Aim of the exercise:
Omit the pictures and print exactly the lines of the listing below, starting at the first and ending at the line containing "const data = spacing.map((x, i)".

Supplied material:
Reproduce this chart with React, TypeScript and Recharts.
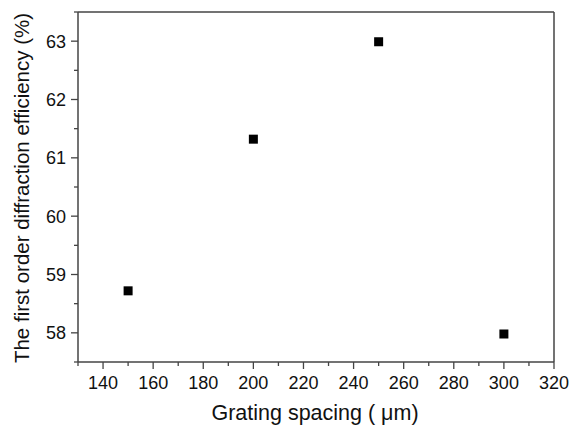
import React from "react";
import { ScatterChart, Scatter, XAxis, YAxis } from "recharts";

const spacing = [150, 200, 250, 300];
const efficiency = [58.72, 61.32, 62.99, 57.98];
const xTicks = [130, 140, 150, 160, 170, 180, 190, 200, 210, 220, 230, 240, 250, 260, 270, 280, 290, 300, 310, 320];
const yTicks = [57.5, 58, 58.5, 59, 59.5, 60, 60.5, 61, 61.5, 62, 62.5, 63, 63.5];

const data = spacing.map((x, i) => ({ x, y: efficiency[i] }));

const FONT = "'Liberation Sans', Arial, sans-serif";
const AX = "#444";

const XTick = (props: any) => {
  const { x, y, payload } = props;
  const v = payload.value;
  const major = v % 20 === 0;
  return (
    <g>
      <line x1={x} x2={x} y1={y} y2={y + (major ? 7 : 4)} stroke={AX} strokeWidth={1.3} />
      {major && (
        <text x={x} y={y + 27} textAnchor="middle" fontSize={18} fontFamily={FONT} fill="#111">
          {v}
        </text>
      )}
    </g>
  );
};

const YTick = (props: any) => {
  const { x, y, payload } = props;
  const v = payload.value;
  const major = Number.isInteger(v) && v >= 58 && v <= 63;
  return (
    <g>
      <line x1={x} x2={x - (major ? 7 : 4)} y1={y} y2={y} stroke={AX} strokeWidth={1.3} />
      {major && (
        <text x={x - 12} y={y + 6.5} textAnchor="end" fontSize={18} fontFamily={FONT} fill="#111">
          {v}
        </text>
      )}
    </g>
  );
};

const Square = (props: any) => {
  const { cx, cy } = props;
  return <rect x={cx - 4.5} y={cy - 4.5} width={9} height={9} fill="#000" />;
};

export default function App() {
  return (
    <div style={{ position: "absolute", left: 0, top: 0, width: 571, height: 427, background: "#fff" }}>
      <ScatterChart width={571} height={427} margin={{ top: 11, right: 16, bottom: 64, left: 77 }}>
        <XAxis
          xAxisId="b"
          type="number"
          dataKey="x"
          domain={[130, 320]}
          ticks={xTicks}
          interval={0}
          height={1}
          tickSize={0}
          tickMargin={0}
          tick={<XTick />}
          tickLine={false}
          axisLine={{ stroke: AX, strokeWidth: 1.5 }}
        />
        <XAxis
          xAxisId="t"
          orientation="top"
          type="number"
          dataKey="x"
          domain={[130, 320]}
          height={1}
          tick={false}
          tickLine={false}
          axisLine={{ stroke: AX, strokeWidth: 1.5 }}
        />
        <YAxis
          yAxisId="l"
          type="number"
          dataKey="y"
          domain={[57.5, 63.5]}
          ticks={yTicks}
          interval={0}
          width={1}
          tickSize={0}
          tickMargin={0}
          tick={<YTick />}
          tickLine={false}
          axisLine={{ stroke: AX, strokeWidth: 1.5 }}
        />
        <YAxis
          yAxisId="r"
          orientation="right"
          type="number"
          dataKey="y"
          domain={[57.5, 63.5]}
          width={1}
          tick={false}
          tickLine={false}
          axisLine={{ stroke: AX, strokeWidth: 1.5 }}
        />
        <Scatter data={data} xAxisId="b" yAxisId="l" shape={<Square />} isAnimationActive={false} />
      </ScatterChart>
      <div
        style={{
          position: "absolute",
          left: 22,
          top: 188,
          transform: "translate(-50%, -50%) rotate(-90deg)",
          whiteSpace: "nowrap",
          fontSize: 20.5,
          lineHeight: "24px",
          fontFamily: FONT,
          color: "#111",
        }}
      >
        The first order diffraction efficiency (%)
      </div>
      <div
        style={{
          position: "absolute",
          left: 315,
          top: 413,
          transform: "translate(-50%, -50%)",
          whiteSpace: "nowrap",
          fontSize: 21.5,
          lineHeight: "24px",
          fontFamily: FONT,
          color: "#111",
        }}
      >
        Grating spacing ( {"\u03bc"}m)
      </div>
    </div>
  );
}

Task response:
Reproduce this chart with React, TypeScript and Recharts.
import React from "react";
import { ScatterChart, Scatter, XAxis, YAxis } from "recharts";

const spacing = [150, 200, 250, 300];
const efficiency = [58.72, 61.32, 62.99, 57.98];
const xTicks = [130, 140, 150, 160, 170, 180, 190, 200, 210, 220, 230, 240, 250, 260, 270, 280, 290, 300, 310, 320];
const yTicks = [57.5, 58, 58.5, 59, 59.5, 60, 60.5, 61, 61.5, 62, 62.5, 63, 63.5];

const data = spacing.map((x, i) => ({ x, y: efficiency[i] }));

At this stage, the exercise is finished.